L’abomination des actes de guerre
C’est le premier pas : affirmer sans barguigner le rejet de tout acte barbare, condamné pour lui-même et demander à ce sujet la justice, tout en sachant les limites de la justice humaine, surtout internationale. Pour ne citer que des moments qui nous ont horrifiés récemment : Boutcha, la sauvage agression de kibboutzim proches de Gaza, le bombardement de populations civiles et d’hôpitaux à Gaza. Il n’y a pas de compensation des fautes. Ni de justification aux crimes de guerre et aux crimes contre l’humanité. Chacun d’eux doit être dénoncé sans concession ni limitation. Lorsqu’il s’agit d’un acte individuel, il est encore possible de trouver des circonstances atténuantes, pas pour un acte collectif préparé. Qu’on se place du point de vue juridique ou éthique. C’est un devoir d’humanité; ne pas l’accomplir serait lâche.
L’analyse des causes
Après cette phase primordiale, il est néanmoins indispensable de surmonter notre émotion afin de tenter de comprendre le processus qui a conduit à l’abomination. Le but n’est là ni de s’offrir un plaisir intellectuel ni de relativiser la condamnation. L’explication sert à discerner les erreurs commises pour essayer de ne pas les répéter. Quand on constate ainsi que la politique européenne – et plus encore états-unienne – à l’égard de la Russie d’après 1989, a favorisé le réveil du nationalisme russe et ultérieurement le malheur ukrainien, quand on ajoute que l’histoire ukrainienne comporte des pages sombres de fascisme (la Shoah par balles entre 1941 et 1943, l’organisation de Stepan Bandera, jamais condamnée), on ne disculpe pas d’un iota les personnes ayant commis les atrocités contemporaines. Il en va de même quand on met en cause l’ignoble politique de colonisation israélienne en Cisjordanie, en tant que l’une des circonstances de l’exaspération palestinienne : cela n’ôte pas une once de responsabilité à qui a égorgé des enfants le 7 octobre 2023. Mais cela doit faire réfléchir à l’une des choses qui doivent cesser si l’on entend interrompre, enfin, l’escalade de la violence.
Les effets référés dans nos contrées
La façon dont nous prenons position sur les événements monstrueux qu’égrène l’actualité jour après jour peut contribuer, si nous n’y prenons garde, à alimenter la rancœur, voire la haine, même avec les meilleures intentions. C’est fort délicat, parce que toute dénonciation et tout geste de solidarité concernant une partie à tel conflit a une grande probabilité d’être considéré par l’autre comme un acte unilatéral dirigé contre elle.
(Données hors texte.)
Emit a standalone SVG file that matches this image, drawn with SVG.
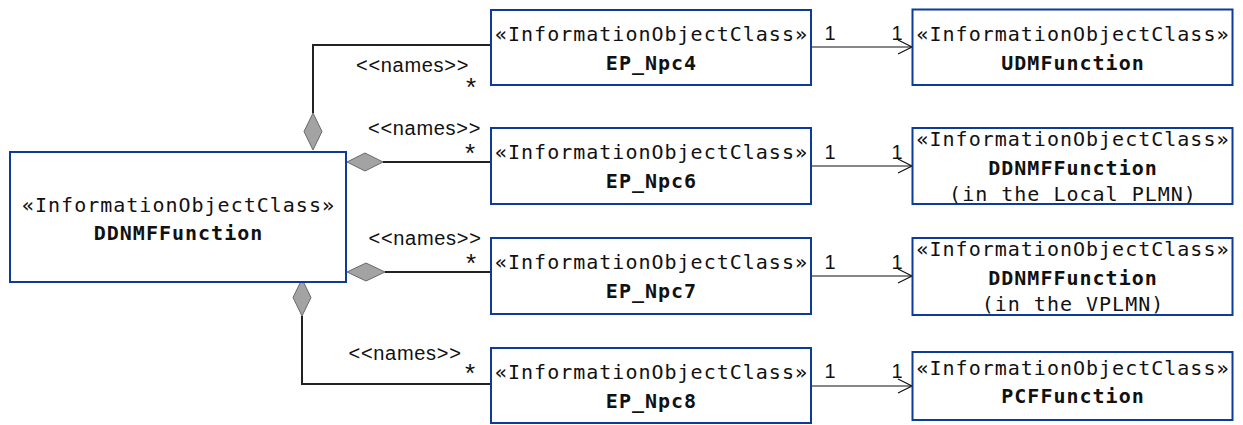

Pourtant ce sont des nécessités : dénoncer la russophobie en Pologne, dans les États baltes, ailleurs en Europe, l’ukrainophobie en Hongrie, montant en Pologne aussi, le méli-mélo d’islamophobie et d’antisémitisme en France, l’antisémitisme en Suisse (où peut-être – et ce serait heureux – que l’islamophobie est moindre pour l’instant), voilà qui constitue un impératif catégorique. Sinon, là encore, ce serait lâche et en outre contribuerait à laisser s’installer un climat délétère dans nos sociétés.
On ne le dira jamais assez : tous ces actes de violence, au loin ou chez nous, doivent être condamnés, toutes les victimes méritent notre solidarité. Toutes et tous, un.e à un.e, ou – si on y arrive – toutes et tous ensemble.